22,6-10. Saul viene a sapere di Davide e dei sui uomini, e questo lo preoccupa non poco. Saul è a Ghibea di Beniamino, che è la sua patria, mentre Giuda è la patria di Davide. È seduto sotto la tamerice: sotto un albero, come Abramo e Debora (Genesi 21,33; Giudici 4,5), ma le sue intenzioni erano malvage. Ha una lancia in mano, pronto a servirsene, come ha già fatto con Davide e Gionata, che l’hanno schivata. Si rivolge ai suoi cortigiani per chiedere di Davide. Il modo come inizia il discorso mostra quanto sia tormentato. Le sue parole rivelano la sua politica clientelare: provvedeva campi e vigne ai suoi cortigiani; dava posti di potere; distribuiva terreni ai suoi servi fedeli. C’è una contrapposizione tra il versetto 2 e il 7: gli emarginati, i senza terra e quelli con debiti si radunano intorno a Davide; i benestanti attorno a Saul. Le accuse di Saul sono infondate. Egli vive nella paura e gelosia. Alla fine del suo discorso c’è silenzio. I suoi cortigiani non hanno nascosto informazioni, semplicemente non sanno. A Saul risponde uno straniero, un mercenario, Doeg l’Idumeo, il quale dice tre cose, ma una non è corretta: cibo, spada, consultazione (il capitolo 21 non ne parla).
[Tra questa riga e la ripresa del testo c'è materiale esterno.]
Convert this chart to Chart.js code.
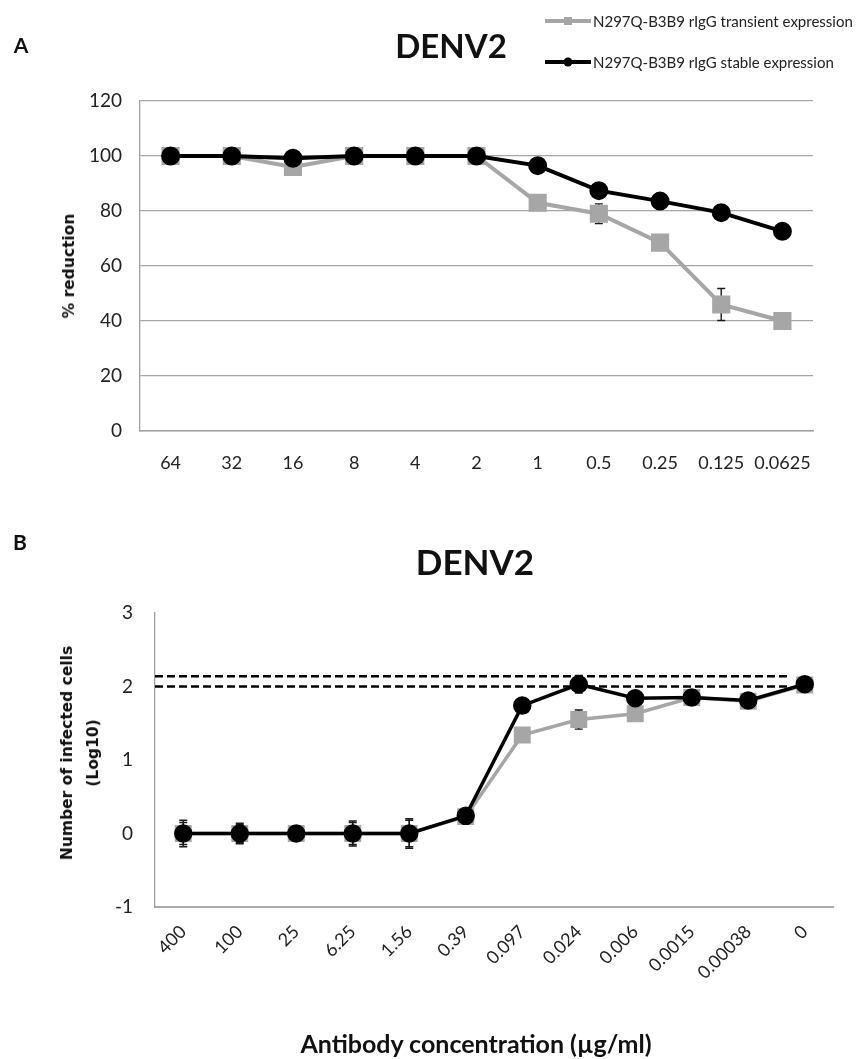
<!DOCTYPE html>
<html>
<head>
<meta charset="utf-8">
<script src="https://cdn.jsdelivr.net/npm/chart.js@4.4.1/dist/chart.umd.min.js"></script>
<style>
  html, body { margin: 0; padding: 0; background: #fff; }
  #wrap { position: relative; width: 868px; height: 1059px; overflow: hidden; }
  canvas { position: absolute; left: 0; }
  .txt { position: absolute; white-space: nowrap; color: #111; transform: translate(-50%, -50%); }
  .panel { font: bold 21px Lato, sans-serif; }
  .title { font-family: Lato, sans-serif; font-weight: bold; }
  .ytitle { font: bold 15.5px "DejaVu Sans", sans-serif; text-align: center; line-height: 26px;
            transform: translate(-50%, -50%) rotate(-90deg); }
  .xtitle { font: bold 25px Lato, sans-serif; }
  .legend { position: absolute; left: 545px; font: 15px Lato, sans-serif; color: #222;
            display: flex; align-items: center; transform: translateY(-50%); }
  .legend svg { margin-right: 2px; }
</style>
</head>
<body>
<div id="wrap">
  <canvas id="chartA" width="868" height="500" style="top:0"></canvas>
  <canvas id="chartB" width="868" height="559" style="top:500px"></canvas>

  <div class="txt panel" style="left:21px; top:44px">A</div>
  <div class="txt title" style="left:451px; top:45px; font-size:33px">DENV2</div>
  <div class="legend" style="top:21px">
    <svg width="46" height="12"><line x1="0" y1="6" x2="46" y2="6" stroke="#a6a6a6" stroke-width="4"/><rect x="19" y="2" width="8" height="8" fill="#a6a6a6"/></svg>
    <span>N297Q-B3B9 rIgG transient expression</span>
  </div>
  <div class="legend" style="top:62px">
    <svg width="46" height="12"><line x1="0" y1="6" x2="46" y2="6" stroke="#000" stroke-width="4"/><circle cx="23" cy="6" r="4.5" fill="#000"/></svg>
    <span>N297Q-B3B9 rIgG stable expression</span>
  </div>
  <div class="txt ytitle" style="left:69px; top:266px">% reduction</div>

  <div class="txt panel" style="left:20px; top:541px">B</div>
  <div class="txt title" style="left:475px; top:561px; font-size:35px">DENV2</div>
  <div class="txt ytitle" style="left:80px; top:753px">Number of infected cells<br>(Log10)</div>
  <div class="txt xtitle" style="left:476px; top:1043px">Antibody concentration (µg/ml)</div>
</div>

<script>
// ---- data: panel A (% reduction) ----
const concA = ['64', '32', '16', '8', '4', '2', '1', '0.5', '0.25', '0.125', '0.0625'];
const transientA = [100, 100, 96, 100, 100, 100, 83, 79, 68.5, 46, 40];
const stableA = [100, 100, 99.2, 100, 100, 100, 96.5, 87.4, 83.6, 79.4, 72.6];
const transientErrA = [0, 0, 0, 0, 0, 0, 0, 3.6, 0, 5.8, 0];
const stableErrA = [0, 0, 0, 0, 0, 0, 0, 0, 0, 0, 0];
const ticksA = [0, 20, 40, 60, 80, 100, 120];

// ---- data: panel B (infected cells, log10) ----
const concB = ['400', '100', '25', '6.25', '1.56', '0.39', '0.097', '0.024', '0.006', '0.0015', '0.00038', '0'];
const transientB = [0, 0, 0, 0, 0, 0.23, 1.34, 1.55, 1.63, 1.85, 1.8, 2.02];
const stableB = [0, 0, 0, 0, 0, 0.24, 1.74, 2.03, 1.84, 1.85, 1.81, 2.03];
const transientErrB = [0.15, 0.12, 0, 0.15, 0.18, 0, 0, 0.13, 0, 0, 0, 0];
const stableErrB = [0.18, 0.14, 0.03, 0.17, 0.2, 0, 0, 0.12, 0.08, 0, 0, 0];
const cutoffB = [2.14, 2.0];   // dashed reference levels
const ticksB = [-1, 0, 1, 2, 3];

const GRAY = '#a6a6a6';
const AXIS = '#a0a0a0';
Chart.defaults.font.family = 'Lato, sans-serif';
Chart.defaults.color = '#222';

// error bars drawn under the markers, through the y scale
const errorBars = {
  id: 'errorBars',
  beforeDatasetsDraw(chart) {
    const ctx = chart.ctx;
    const y = chart.scales.y;
    ctx.save();
    ctx.strokeStyle = '#1a1a1a';
    ctx.lineWidth = 1.4;
    chart.data.datasets.forEach((ds, di) => {
      if (!ds.errors) return;
      chart.getDatasetMeta(di).data.forEach((pt, i) => {
        const e = ds.errors[i];
        if (!e) return;
        const top = y.getPixelForValue(ds.data[i] + e);
        const bot = y.getPixelForValue(ds.data[i] - e);
        ctx.beginPath();
        ctx.moveTo(pt.x, top); ctx.lineTo(pt.x, bot);
        ctx.moveTo(pt.x - 4, top); ctx.lineTo(pt.x + 4, top);
        ctx.moveTo(pt.x - 4, bot); ctx.lineTo(pt.x + 4, bot);
        ctx.stroke();
      });
    });
    ctx.restore();
  }
};

// dashed horizontal reference lines for panel B
const cutoffLines = {
  id: 'cutoffLines',
  beforeDatasetsDraw(chart, args, opts) {
    if (!opts.levels) return;
    const ctx = chart.ctx;
    const x0 = chart.chartArea.left;
    const x1 = chart.scales.x.getPixelForValue(opts.endIndex);
    ctx.save();
    ctx.strokeStyle = '#000';
    ctx.lineWidth = 2.5;
    ctx.setLineDash([8, 4]);
    opts.levels.forEach(v => {
      const yy = chart.scales.y.getPixelForValue(v);
      ctx.beginPath();
      ctx.moveTo(x0, yy); ctx.lineTo(x1, yy);
      ctx.stroke();
    });
    ctx.restore();
  }
};

// panel A
new Chart(document.getElementById('chartA'), {
  type: 'line',
  data: {
    labels: concA,
    datasets: [{
      label: 'N297Q-B3B9 rIgG transient expression',
      data: transientA,
      errors: transientErrA,
      borderColor: GRAY,
      backgroundColor: GRAY,
      borderWidth: 4,
      pointStyle: 'rect',
      pointRadius: 10,
      order: 1
    }, {
      label: 'N297Q-B3B9 rIgG stable expression',
      data: stableA,
      errors: stableErrA,
      borderColor: '#000',
      backgroundColor: '#000',
      borderWidth: 4,
      pointStyle: 'circle',
      pointRadius: 7.5,
      order: 0
    }]
  },
  options: {
    responsive: false,
    animation: false,
    devicePixelRatio: 1,
    layout: { padding: { top: 101, right: 55, left: 0, bottom: 0 } },
    plugins: { legend: { display: false }, tooltip: { enabled: false } },
    scales: {
      x: {
        offset: true,
        grid: { display: false, drawTicks: false },
        border: { color: AXIS, width: 1.5 },
        ticks: { padding: 21, font: { size: 18 }, maxRotation: 0, autoSkip: false },
        afterFit: s => { s.height = 69; }
      },
      y: {
        min: 0,
        max: 120,
        afterBuildTicks: s => { s.ticks = ticksA.map(v => ({ value: v })); },
        grid: { color: GRAY, lineWidth: 1.3, drawTicks: false },
        border: { color: AXIS, width: 1.3 },
        ticks: { padding: 18, font: { size: 19 } },
        afterFit: s => { s.width = 140; }
      }
    }
  },
  plugins: [errorBars]
});

// panel B
new Chart(document.getElementById('chartB'), {
  type: 'line',
  data: {
    labels: concB,
    datasets: [{
      label: 'N297Q-B3B9 rIgG transient expression',
      data: transientB,
      errors: transientErrB,
      borderColor: GRAY,
      backgroundColor: GRAY,
      borderWidth: 3.5,
      pointStyle: 'rect',
      pointRadius: 9.5,
      order: 1
    }, {
      label: 'N297Q-B3B9 rIgG stable expression',
      data: stableB,
      errors: stableErrB,
      borderColor: '#000',
      backgroundColor: '#000',
      borderWidth: 3.5,
      pointStyle: 'circle',
      pointRadius: 7.5,
      order: 0
    }]
  },
  options: {
    responsive: false,
    animation: false,
    devicePixelRatio: 1,
    layout: { padding: { top: 113, right: 35, left: 0, bottom: 0 } },
    plugins: {
      legend: { display: false },
      tooltip: { enabled: false },
      cutoffLines: { levels: cutoffB, endIndex: 10.7 }
    },
    scales: {
      x: {
        offset: true,
        grid: { display: false, drawTicks: false },
        border: { color: '#aaa', width: 2 },
        ticks: { padding: 14, font: { size: 18 }, minRotation: 45, maxRotation: 45, autoSkip: false },
        afterFit: s => { s.height = 152; }
      },
      y: {
        min: -1,
        max: 3,
        afterBuildTicks: s => { s.ticks = ticksB.map(v => ({ value: v })); },
        grid: { display: false, drawTicks: false },
        border: { color: AXIS, width: 1.3 },
        ticks: { padding: 22, font: { size: 19 } },
        afterFit: s => { s.width = 155; }
      }
    }
  },
  plugins: [cutoffLines, errorBars]
});
</script>
</body>
</html>
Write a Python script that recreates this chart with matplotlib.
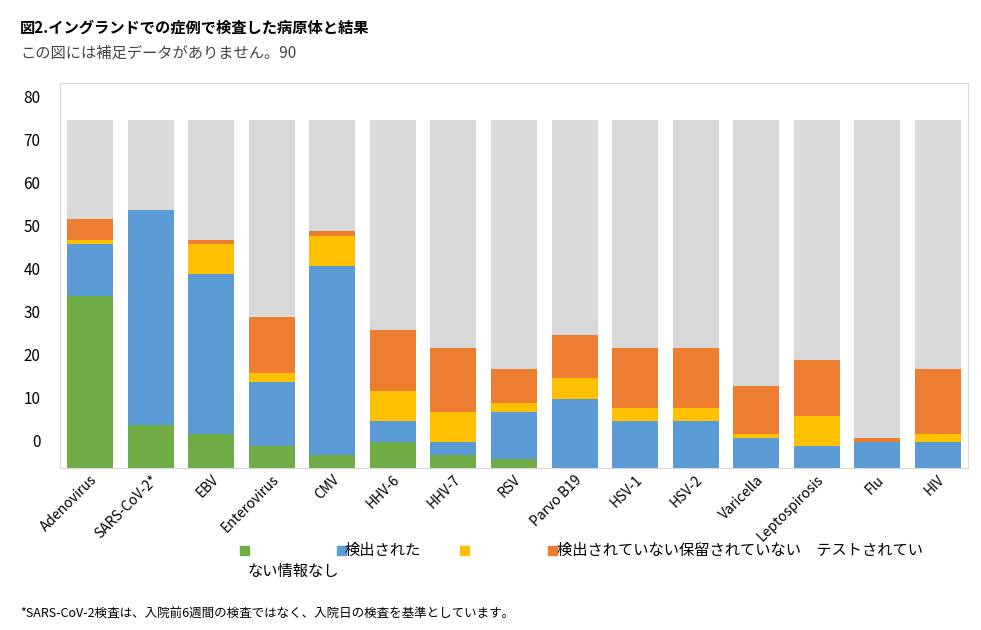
import numpy as np
import matplotlib.pyplot as plt

plt.rcParams['font.family'] = ['Noto Sans CJK JP', 'DejaVu Sans']

pathogens = ["Adenovirus", "SARS-CoV-2*", "EBV", "Enterovirus", "CMV", "HHV-6", "HHV-7",
             "RSV", "Parvo B19", "HSV-1", "HSV-2", "Varicella", "Leptospirosis", "Flu", "HIV"]
green = [40, 10, 8, 5, 3, 6, 3, 2, 0, 0, 0, 0, 0, 0, 0]
blue = [12, 50, 37, 15, 44, 5, 3, 11, 16, 11, 11, 7, 5, 6, 6]
yellow = [1, 0, 7, 2, 7, 7, 7, 2, 5, 3, 3, 1, 7, 0, 2]
orange = [5, 0, 1, 13, 1, 14, 15, 8, 10, 14, 14, 11, 13, 1, 15]
total = 81
tick_labels = [0, 10, 20, 30, 40, 50, 60, 70, 80]
tick_offset = 6.3  # the axis labels in the source sit above the bar base

colors = ["#70ad47", "#5b9bd5", "#ffc000", "#ed7d31", "#d9d9d9"]

fig = plt.figure(figsize=(9.81, 6.3), dpi=100)
ax = fig.add_axes([60 / 981, 1 - 468 / 630, 908 / 981, 385 / 630])

x = np.arange(len(pathogens))
g = np.array(green); b = np.array(blue); y = np.array(yellow); o = np.array(orange)
grey = total - g - b - y - o
bottom = np.zeros(len(x))
for vals, c in zip([g, b, y, o, grey], colors):
    ax.bar(x, vals, bottom=bottom, width=0.76, color=c)
    bottom = bottom + vals

ax.set_xlim(-0.5, len(x) - 0.5)
ax.set_ylim(0, 89.5)
ax.set_yticks([t + tick_offset for t in tick_labels])
ax.set_yticklabels([str(t) for t in tick_labels], fontsize=11)
ax.tick_params(axis='y', length=0, pad=14)
ax.set_xticks(x)
ax.set_xticklabels(pathogens, rotation=45, ha='right', rotation_mode='anchor', fontsize=10)
ax.tick_params(axis='x', length=0)
for s in ax.spines.values():
    s.set_color("#d9d9d9")

fig.text(20 / 981, 1 - 28 / 630, "図2.イングランドでの症例で検査した病原体と結果",
         fontsize=11, fontweight='bold', va='center')
fig.text(20 / 981, 1 - 53 / 630, "この図には補足データがありません。90",
         fontsize=11, color="#444444", va='center')

# legend
ly = 1 - 550 / 630
for px, c in zip([240, 337, 460, 548], colors[:4]):
    fig.patches.append(plt.Rectangle((px / 981, ly - 0.008), 9 / 981, 9 / 630,
                                     color=c, transform=fig.transFigure))
fig.text(345 / 981, ly, "検出された", fontsize=11, va='center')
fig.text(557 / 981, ly, "検出されていない保留されていない　テストされてい", fontsize=11, va='center')
fig.text(248 / 981, 1 - 571 / 630, "ない情報なし", fontsize=11, va='center')

fig.text(20 / 981, 1 - 614 / 630,
         "*SARS-CoV-2検査は、入院前6週間の検査ではなく、入院日の検査を基準としています。",
         fontsize=9, va='center')

fig.savefig("out.png", dpi=100)
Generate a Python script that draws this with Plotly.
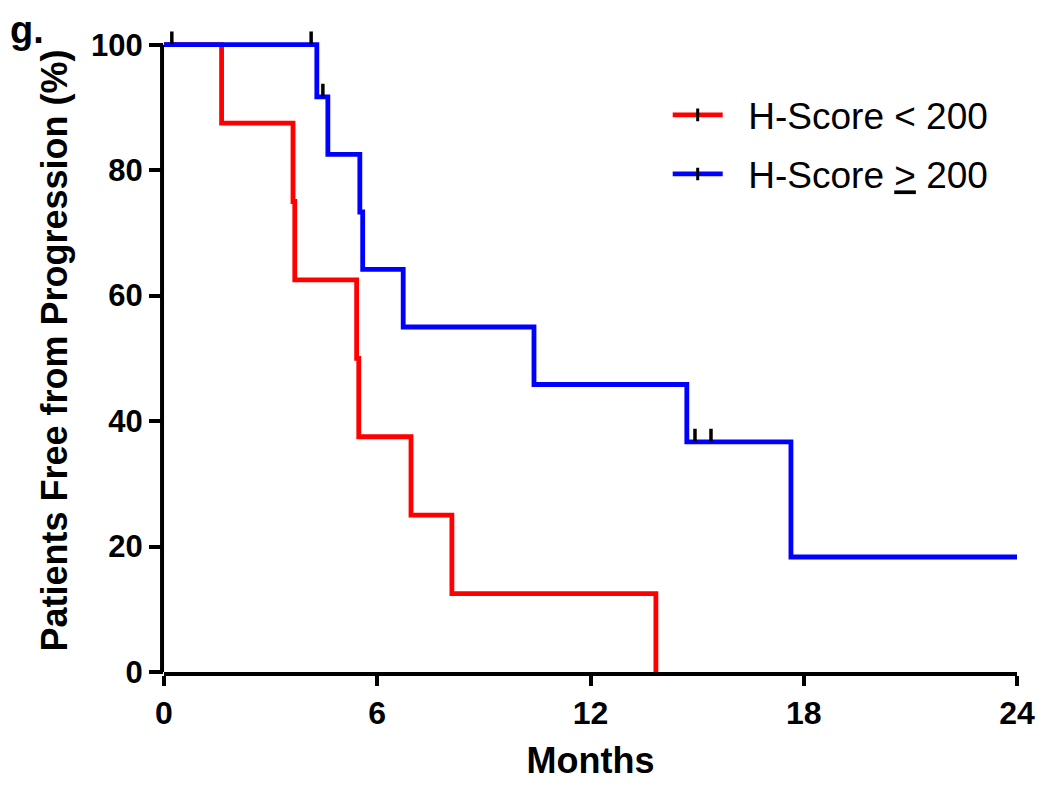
import plotly.graph_objects as go

# ---- data ----
red_times = [0, 1.62, 3.63, 3.68, 5.42, 5.48, 6.95, 8.10, 13.84]
red_surv = [100, 87.5, 75, 62.5, 50, 37.5, 25, 12.5, 0]

blue_times = [0, 4.30, 4.61, 5.51, 5.59, 6.73, 10.41, 14.71, 17.64, 24]
blue_surv = [100, 91.67, 82.5, 73.33, 64.17, 55, 45.83, 36.67, 18.33, 18.33]

blue_censor_t = [0.22, 4.14, 4.47, 14.94, 15.39]
blue_censor_s = [100, 100, 91.67, 36.67, 36.67]

x_ticks = [0, 6, 12, 18, 24]
y_ticks = [0, 20, 40, 60, 80, 100]

labels = ["&nbsp;&nbsp;H-Score &lt; 200", "&nbsp;&nbsp;H-Score <u>&gt;</u> 200"]

RED = "#FF0000"
BLUE = "#0000FF"
FONT = "Liberation Sans, Arial, sans-serif"
TICK_OFF = 1.1  # centre of censor tick above the curve, in % units
Y_TOP = 102.5   # headroom so the censor ticks at 100 % are drawn

fig = go.Figure()

fig.add_trace(go.Scatter(x=red_times, y=red_surv, mode="lines", line_shape="hv",
                         line=dict(color=RED, width=4.8), showlegend=False))
fig.add_trace(go.Scatter(x=blue_times, y=blue_surv, mode="lines", line_shape="hv",
                         line=dict(color=BLUE, width=4.8), showlegend=False))

# censor ticks (short vertical marks sitting above the curve)
fig.add_trace(go.Scatter(x=blue_censor_t, y=[s + TICK_OFF for s in blue_censor_s],
                         mode="markers", cliponaxis=False, showlegend=False,
                         marker=dict(symbol="line-ns", size=9, color="black",
                                     line=dict(color="black", width=3.5))))

# legend entries
for name, col, grp in [(labels[0], RED, "a"), (labels[1], BLUE, "b")]:
    fig.add_trace(go.Scatter(x=[None], y=[None], mode="lines+markers", name=name,
                             legendgroup=grp,
                             line=dict(color=col, width=4.8),
                             marker=dict(symbol="line-ns", size=9, color="black",
                                         line=dict(color="black", width=3))))

fig.update_layout(
    width=1042, height=783,
    paper_bgcolor="white", plot_bgcolor="white",
    margin=dict(l=156, r=33, t=21, b=119),
    font=dict(family=FONT, color="black"),
    legend=dict(x=0.5905, y=0.914, xanchor="left", yanchor="top",
                font=dict(size=37, family=FONT, color="black"),
                itemwidth=50, traceorder="grouped", tracegroupgap=8,
                bgcolor="rgba(0,0,0,0)"),
    annotations=[dict(text="<b>g.</b>", xref="paper", yref="paper", x=-0.183, y=1.034,
                      xanchor="left", yanchor="top", showarrow=False,
                      font=dict(size=38, family=FONT, color="black"))],
    # y-axis line running from 0 to 100 only
    shapes=[dict(type="line", xref="paper", yref="y", x0=-0.0023, x1=-0.0023,
                 y0=y_ticks[0], y1=y_ticks[-1], line=dict(color="black", width=4))],
)

fig.update_xaxes(range=[0, 24], tickvals=x_ticks, ticktext=[f"<b>{v}</b>" for v in x_ticks],
                 automargin=False,
                 showgrid=False, zeroline=False, showline=True, linecolor="black", linewidth=4,
                 ticks="outside", ticklen=10, tickwidth=4, tickcolor="black",
                 tickfont=dict(size=32, family=FONT, color="black"),
                 title=dict(text="<b>Months</b>", font=dict(size=36, family=FONT, color="black"),
                            standoff=18))
fig.update_yaxes(range=[0, Y_TOP], tickvals=y_ticks, ticktext=[f"<b>{v}</b>" for v in y_ticks],
                 automargin=False,
                 showgrid=False, zeroline=False, showline=False,
                 ticks="outside", ticklen=14, tickwidth=4, tickcolor="black",
                 tickfont=dict(size=31, family=FONT, color="black"),
                 title=dict(text="<b>Patients Free from Progression (%)</b>",
                            font=dict(size=36, family=FONT, color="black"), standoff=12))

fig.write_html("out.html")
22,11-19. Ciò che Doeg dice alimenta i sospetti di Saul, il quale convoca Achimelec e i suoi. Saul non domanda ma accusa il sacerdote: “Perché tu e il figlio di Isai avete congiurato contro di me?” Saul accusa il sacerdote di aver dato del cibo e una spada a Davide e aver consultato il Signore per lui. L’autodifesa di Achimelec è di fatto una difesa di Davide. Egli fa quattro affermazioni: Davide è affidabile; è il genero del re; ha una carica militare; è onorato a corte. Sulla base di queste prove, il sacerdote dichiara la sua innocenza e quella di Davide. È una difesa veritiera, ma non convince il re Saul. Il verdetto è perentorio: morte per tutta la famiglia di Achimelec. Le guardie però si rifiutano di colpire i sacerdoti del Signore con l’efod. È Doeg che li uccide. Compie un crudele massacro di uomini e animali. Il vero protagonista dell’eccidio è Saul; Doeg è l’esecutore materiale. Il sacerdote ha dato soltanto cibo e spada a Davide, e Saul per questo compie un massacro.
22,20-23. Il sacerdote Abiatar riesce a scampare al massacro e fugge da Davide. I due si uniscono per “la vita”, come con Gionata (20,17). Con la morte dei sacerdoti (eccetto Abiatar) e l’istituzione di un nuovo ordine sacerdotale (con la nomina di Zadok) si compie la predizione di 2,31-36.